Sitting in Youth Group, I noticed her staring at someone across the room. I knew the look well from personal experience. I could almost hear the voices in her head as she examined the other girl.
“Her skin is perfect. Not like mine all blotchy and dry. Is she even wearing any makeup?!”
“I wish my hair was like hers. Why didn’t I try and do something with this hair? Ugh.”
“She’s got such a pretty singing voice. I sound like a dying calf.”
I’ve been playing the comparison game as long as I could remember. Everyone had something I longed for. My sister had athletics and the ability to run long distances and not DIE. The girl sitting next to me in English had the skinny, lean body while my chins could be numbered. He learned languages easily and quickly while I couldn’t conjugate to save my life. She’s married and has a couple great kids while I’m VERY single and no where close to picking out little pink tutus or little jean overalls.
Comparing is breeding ground for pity and I was the Pity, Pity Princess.
I’ve come to learn that one of the problems with this mentality is that each time I play the comparison game I’m telling God : You didn’t do a good job on me. I’m telling a perfect God that He made a mistake. And to top that, that my feeble human mind knows BETTER.
There are some Truths I believe about God. I believe He is perfect. That He is good. That He is all knowing. All powerful. But I was living as if He was one of those people who has to read the direction on how to make Pop-Tarts. Ya know what I mean? In revelatory fashion, it all clicked. If God is perfect and He made me than He made me perfectly. I’m not one of the “imperfects” marked down on the clearance shelf either.
I’ve got everything I was meant to have. Sure, I’m not musically gifted, my muscle is protected by layers of “cuddle” and I’d much rather run into a Starbucks than run in a marathon, but I’m me. And everything I am and have (in regards to gifts, passions, skills, talents) is exactly what I need.

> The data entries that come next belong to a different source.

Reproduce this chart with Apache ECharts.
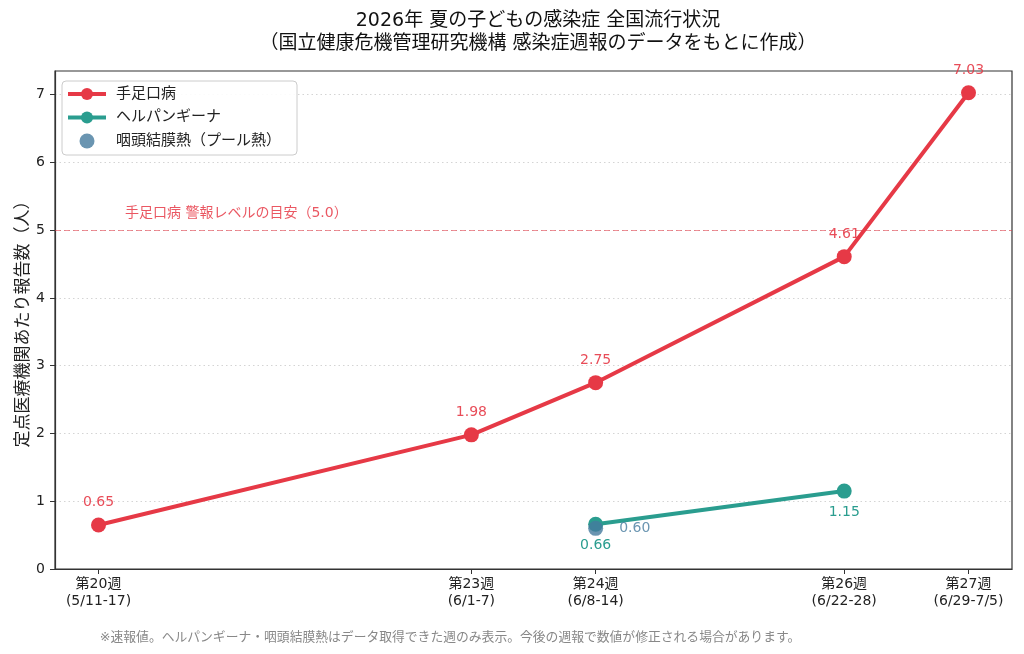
<!DOCTYPE html>
<html>
<head>
<meta charset="utf-8">
<title>2026年 夏の子どもの感染症</title>
<script src="https://cdn.jsdelivr.net/npm/echarts@6/dist/echarts.min.js"></script>
<style>
  html, body { margin: 0; padding: 0; background: #fff; }
  #chart { width: 1024px; height: 654px; }
</style>
</head>
<body>
<div id="chart"></div>
<script>
// 週番号と表示ラベル
const weeks = [20, 23, 24, 26, 27];
const weekRanges = ['5/11-17', '6/1-7', '6/8-14', '6/22-28', '6/29-7/5'];

// 定点当たり報告数
const hfmdWeeks = [20, 23, 24, 26, 27];
const hfmdValues = [0.65, 1.98, 2.75, 4.61, 7.03];
const herpWeeks = [24, 26];
const herpValues = [0.66, 1.15];
const pcfWeeks = [24];
const pcfValues = [0.60];

const alertLevel = 5.0;
const yTicks = [0, 1, 2, 3, 4, 5, 6, 7];

const RED = '#e63946', TEAL = '#2a9d8f', BLUE = '#457b9d';
const FONT = '"DejaVu Sans", "Noto Sans CJK JP", sans-serif';

function pairs(xs, ys) {
  return xs.map((x, i) => [x, ys[i]]);
}

let chart = echarts.init(document.getElementById('chart'));

let option = {
  backgroundColor: '#fff',
  textStyle: { fontFamily: FONT },
  animation: false,
  title: [
    {
      text: '2026年 夏の子どもの感染症 全国流行状況\n（国立健康危機管理研究機構 感染症週報のデータをもとに作成）',
      left: 533, top: 5, textAlign: 'center',
      textStyle: { fontSize: 19, fontWeight: 'normal', color: '#111', lineHeight: 23, fontFamily: FONT }
    },
    {
      text: '※速報値。ヘルパンギーナ・咽頭結膜熱はデータ取得できた週のみ表示。今後の週報で数値が修正される場合があります。',
      left: 445, top: 626, textAlign: 'center',
      textStyle: { fontSize: 12.8, fontWeight: 'normal', color: '#888', fontFamily: FONT }
    }
  ],
  legend: {
    left: 62, top: 81, orient: 'vertical',
    itemWidth: 38, itemHeight: 15, itemGap: 5.5,
    padding: [4, 16, 5, 4],
    borderColor: '#ccc', borderWidth: 1, borderRadius: 4,
    backgroundColor: 'rgba(255,255,255,0.9)',
    textStyle: { fontSize: 15, color: '#222', lineHeight: 18, padding: [0, 0, 0, 5], fontFamily: FONT },
    data: [
      { name: '手足口病', lineStyle: { width: 4 } },
      { name: 'ヘルパンギーナ', lineStyle: { width: 4 } },
      { name: '咽頭結膜熱（プール熱）' }
    ]
  },
  grid: {
    left: 55, right: 12, top: 71, bottom: 85,
    show: true, borderColor: '#333', borderWidth: 1.2
  },
  xAxis: {
    type: 'value', min: 19.65, max: 27.35,
    axisLine: { lineStyle: { color: '#333', width: 1.2 } },
    axisTick: { show: true, customValues: weeks, length: 5, lineStyle: { color: '#333' } },
    splitLine: { show: false },
    axisLabel: {
      customValues: weeks,
      fontSize: 14, color: '#222', lineHeight: 17, margin: 7,
      formatter: v => {
        const i = weeks.indexOf(v);
        return i < 0 ? '' : '第' + v + '週\n(' + weekRanges[i] + ')';
      }
    }
  },
  yAxis: {
    type: 'value', min: 0, max: 7.35,
    name: '定点医療機関あたり報告数（人）',
    nameLocation: 'middle', nameGap: 22.5,
    nameMoveOverlap: false,
    nameTextStyle: { fontSize: 17, color: '#222', fontFamily: FONT },
    axisLine: { show: true, lineStyle: { color: '#333', width: 1.2 } },
    axisTick: { show: true, customValues: yTicks, length: 5, lineStyle: { color: '#333' } },
    axisLabel: { customValues: yTicks, fontSize: 14, color: '#222', margin: 10 },
    splitLine: {
      show: true, customValues: yTicks,
      lineStyle: { color: '#d4d4d4', type: [1.5, 3], width: 1 }
    }
  },
  series: [
    {
      name: '手足口病', type: 'line',
      data: pairs(hfmdWeeks, hfmdValues),
      symbol: 'circle', symbolSize: 15,
      lineStyle: { width: 4, color: RED },
      itemStyle: { color: RED },
      label: {
        show: true, position: 'top', distance: 8,
        color: RED, fontSize: 14, opacity: 0.9,
        formatter: p => p.value[1].toFixed(2)
      },
      markLine: {
        silent: true, symbol: 'none',
        data: [{ yAxis: alertLevel }],
        lineStyle: { color: 'rgba(230,57,70,0.55)', type: [6, 3], width: 1 },
        label: {
          show: true, position: 'insideStartTop',
          distance: [70, 10],
          formatter: '手足口病 警報レベルの目安（5.0）',
          color: 'rgba(230,57,70,0.85)', fontSize: 14, fontFamily: FONT
        }
      },
      z: 3
    },
    {
      name: 'ヘルパンギーナ', type: 'line',
      data: pairs(herpWeeks, herpValues),
      symbol: 'circle', symbolSize: 15,
      lineStyle: { width: 4, color: TEAL },
      itemStyle: { color: TEAL },
      label: {
        show: true, position: 'bottom', distance: 7,
        color: TEAL, fontSize: 14,
        formatter: p => p.value[1].toFixed(2)
      },
      z: 4
    },
    {
      name: '咽頭結膜熱（プール熱）', type: 'scatter',
      data: pairs(pcfWeeks, pcfValues),
      symbol: 'circle', symbolSize: 15,
      itemStyle: { color: BLUE },
      label: {
        show: true, position: 'right', distance: 16,
        color: BLUE, fontSize: 14,
        formatter: p => p.value[1].toFixed(2)
      },
      z: 5
    }
  ]
};

chart.setOption(option);
</script>
</body>
</html>
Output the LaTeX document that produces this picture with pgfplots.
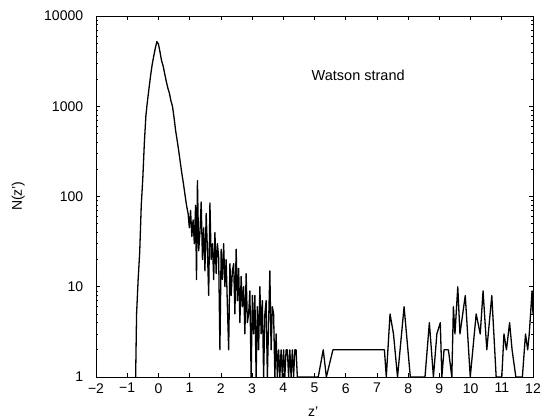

I’m a unique puzzle piece, but I fit perfectly into MY spot in the big picture. There’s no sense trying to make myself fit in someone else’s spot. It won’t work, but if I understand that being me means that I can connect with the people God has placed around me for this time and for His purpose than I can finally find some peace. That means that even though there are 7 billion people in the world– I am still significant because God made only one me. And there may be over 240 million blogs on the internet– my blog is still important because it will reach and speak to people that other blogs won’t. And no other blog has me…so there’s that too.
Stop looking at everyone else. God did a good job on YOU. You are going to love people I’ll never know. You’re going to do things I could never do. And that’s awesome. We want and we NEED genuine you. Not some weird Frankenstein mash-up of who you think we need or want. Just you– the way God made you. In all your quirkiness. You.